Dan Castellaneta

"Homer's Odyssey"
© TV Guide (The Advetiser), March 2, 1995.

Some families just have a natural capacity to get up other people's noses. Take the Simpsons. The dad, Homer is a beer-guzzling, TV-addicted loser. Long-suffering mum, Marge has the biggest feet in creation. Eldest daughter Lisa turns pre-consciousness into an art form. The baby, Maggie, sucks her life away on a dummy. And then there's Bart, a skateboarding certified smart alec and underachiever.

Yet The Simpsons' appeal keeps growing in Australia - consolidated by the Ten Network's decision to strip the program five nights a week at 6pm, then run new episodes at 7:30pm on Wednesdays. Dan Castellaneta, who provides the voice for Homer (and Krusty the Clown and Barney the drunk), the show has provided an incredible five years.

"While everyone connected with the show hoped it would be successful, none of us dared to imagine it would turn into the phenomenon it has," Castellaneta says. "Matt Groening (the cartoon's artist/creator) had such an original sense of humor and point of view. This was evident in his syndicated cartoon, Life in Hell and brought both to The Simpsons."
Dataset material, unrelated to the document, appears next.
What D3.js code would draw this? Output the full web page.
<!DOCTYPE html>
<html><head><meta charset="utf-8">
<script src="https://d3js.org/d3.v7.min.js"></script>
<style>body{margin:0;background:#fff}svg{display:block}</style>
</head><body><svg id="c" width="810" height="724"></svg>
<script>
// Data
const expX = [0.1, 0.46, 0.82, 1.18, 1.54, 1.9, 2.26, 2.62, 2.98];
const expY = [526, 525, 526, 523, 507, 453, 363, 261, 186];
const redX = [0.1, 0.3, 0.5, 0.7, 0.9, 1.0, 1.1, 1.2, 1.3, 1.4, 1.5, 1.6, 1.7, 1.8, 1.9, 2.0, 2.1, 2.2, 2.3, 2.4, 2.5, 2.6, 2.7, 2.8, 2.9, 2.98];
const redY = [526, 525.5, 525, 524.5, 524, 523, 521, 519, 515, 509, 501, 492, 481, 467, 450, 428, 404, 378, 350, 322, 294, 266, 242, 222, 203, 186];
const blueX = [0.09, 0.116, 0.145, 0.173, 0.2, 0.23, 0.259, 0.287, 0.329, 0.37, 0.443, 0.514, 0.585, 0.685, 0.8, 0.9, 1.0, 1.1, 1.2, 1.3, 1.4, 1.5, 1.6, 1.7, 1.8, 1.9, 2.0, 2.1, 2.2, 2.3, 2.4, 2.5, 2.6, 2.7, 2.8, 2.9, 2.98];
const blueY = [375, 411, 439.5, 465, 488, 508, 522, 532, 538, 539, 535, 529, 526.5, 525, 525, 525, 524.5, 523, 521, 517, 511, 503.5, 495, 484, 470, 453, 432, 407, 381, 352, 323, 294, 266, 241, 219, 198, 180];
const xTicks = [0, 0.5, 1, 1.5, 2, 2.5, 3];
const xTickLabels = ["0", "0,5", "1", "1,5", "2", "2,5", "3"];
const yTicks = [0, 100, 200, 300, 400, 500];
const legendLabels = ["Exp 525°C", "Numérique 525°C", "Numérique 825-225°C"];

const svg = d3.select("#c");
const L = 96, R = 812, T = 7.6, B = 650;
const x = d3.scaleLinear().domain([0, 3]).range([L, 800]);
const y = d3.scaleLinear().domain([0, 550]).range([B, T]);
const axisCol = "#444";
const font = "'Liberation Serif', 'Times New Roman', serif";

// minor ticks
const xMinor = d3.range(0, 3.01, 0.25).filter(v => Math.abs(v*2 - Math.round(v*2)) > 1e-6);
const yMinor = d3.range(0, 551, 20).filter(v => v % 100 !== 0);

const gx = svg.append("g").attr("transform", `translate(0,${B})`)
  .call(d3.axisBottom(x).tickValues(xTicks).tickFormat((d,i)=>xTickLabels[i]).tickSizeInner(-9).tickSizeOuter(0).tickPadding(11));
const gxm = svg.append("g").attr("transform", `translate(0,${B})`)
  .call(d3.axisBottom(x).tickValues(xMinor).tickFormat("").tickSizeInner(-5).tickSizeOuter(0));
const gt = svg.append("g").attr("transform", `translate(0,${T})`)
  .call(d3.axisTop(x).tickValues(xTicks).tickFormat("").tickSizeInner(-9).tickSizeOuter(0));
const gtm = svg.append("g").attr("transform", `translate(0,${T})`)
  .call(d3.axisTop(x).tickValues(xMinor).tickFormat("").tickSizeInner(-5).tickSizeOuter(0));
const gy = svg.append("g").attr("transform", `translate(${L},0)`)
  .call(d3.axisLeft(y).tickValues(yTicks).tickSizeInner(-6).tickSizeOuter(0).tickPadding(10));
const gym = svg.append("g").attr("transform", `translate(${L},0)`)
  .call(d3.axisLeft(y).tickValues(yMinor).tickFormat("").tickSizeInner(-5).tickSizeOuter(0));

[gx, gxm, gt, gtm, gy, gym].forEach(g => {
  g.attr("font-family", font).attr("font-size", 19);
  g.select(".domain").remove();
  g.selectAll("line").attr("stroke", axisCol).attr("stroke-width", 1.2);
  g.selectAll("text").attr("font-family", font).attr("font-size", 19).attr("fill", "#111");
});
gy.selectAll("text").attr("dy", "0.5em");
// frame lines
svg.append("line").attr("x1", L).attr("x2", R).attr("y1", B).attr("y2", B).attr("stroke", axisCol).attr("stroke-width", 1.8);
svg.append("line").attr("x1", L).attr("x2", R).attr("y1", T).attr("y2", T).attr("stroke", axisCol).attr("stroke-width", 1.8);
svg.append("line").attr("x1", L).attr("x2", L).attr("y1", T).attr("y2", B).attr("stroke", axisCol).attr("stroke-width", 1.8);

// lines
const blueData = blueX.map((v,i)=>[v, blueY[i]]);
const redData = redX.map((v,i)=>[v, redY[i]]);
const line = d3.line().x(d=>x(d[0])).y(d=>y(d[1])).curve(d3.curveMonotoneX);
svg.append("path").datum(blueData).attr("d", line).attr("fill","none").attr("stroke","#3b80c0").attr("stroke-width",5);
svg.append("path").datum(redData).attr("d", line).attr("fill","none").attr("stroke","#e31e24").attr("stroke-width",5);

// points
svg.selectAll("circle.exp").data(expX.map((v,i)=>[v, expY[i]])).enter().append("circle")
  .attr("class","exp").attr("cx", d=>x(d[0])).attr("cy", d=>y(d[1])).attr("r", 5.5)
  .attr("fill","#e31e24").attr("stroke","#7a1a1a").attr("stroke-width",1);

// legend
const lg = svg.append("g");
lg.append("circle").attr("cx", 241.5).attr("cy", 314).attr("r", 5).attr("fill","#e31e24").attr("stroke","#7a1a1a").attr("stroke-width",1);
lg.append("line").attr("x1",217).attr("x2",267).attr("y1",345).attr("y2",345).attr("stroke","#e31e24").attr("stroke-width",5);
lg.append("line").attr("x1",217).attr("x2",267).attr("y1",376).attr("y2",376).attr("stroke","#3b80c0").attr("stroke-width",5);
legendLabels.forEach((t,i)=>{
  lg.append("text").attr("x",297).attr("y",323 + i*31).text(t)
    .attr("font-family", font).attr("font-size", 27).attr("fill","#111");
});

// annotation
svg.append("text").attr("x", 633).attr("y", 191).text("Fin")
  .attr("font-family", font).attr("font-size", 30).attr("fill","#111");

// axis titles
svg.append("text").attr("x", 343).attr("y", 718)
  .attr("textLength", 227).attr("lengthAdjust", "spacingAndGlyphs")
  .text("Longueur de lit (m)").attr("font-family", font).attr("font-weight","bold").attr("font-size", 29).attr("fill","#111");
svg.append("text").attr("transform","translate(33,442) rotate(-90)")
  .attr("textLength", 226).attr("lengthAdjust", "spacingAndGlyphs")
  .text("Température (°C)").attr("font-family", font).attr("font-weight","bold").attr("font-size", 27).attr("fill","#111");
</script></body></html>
Groening moved to Los Angeles from home state Oregon in 1977 and immediately started producing his Life in Hell comic strip, featuring an unwell-looking rabbit called Blinky and an incestuous relationship between Islamic identical twins. While The Simpsons is not nearly so radical, nor weird, the same sort of character neurosis is apparent. "The humor is essentially dark for a cartoon and sophisticated," say Castellaneta. "But, at the same time, being a cartoon gives the writers more freedom than in a normal sitcom. It always pushes the line that, despite human failings, the Simpsons are really decent people."

Castellaneta had built a reputation in voice-over work in Chicago radio when asked to join The Tracey Ullman Show to supply the voice for Homer, as Groening had been commissioned to create The Simpsons as a lead-in and out of commercial breaks.

"To many, Homer may appear lazy and a loser, but he's just much misguided," Castellaneta says. "He's boorish, sure, but well meaning and, I guess, the one thing we have in common is the pursuit of lousy diets."

Castellaneta started acting at age six when his mother enrolled him in summer drama classes in Chicago. In the mid-70s, he joined the TV show Copycats, a group of impressionists doing parodies of old movies.

"Now I go to movies and come home and try them out on my wife, so things haven't changed a lot. She cringes and says `Shut up' a lot," he says.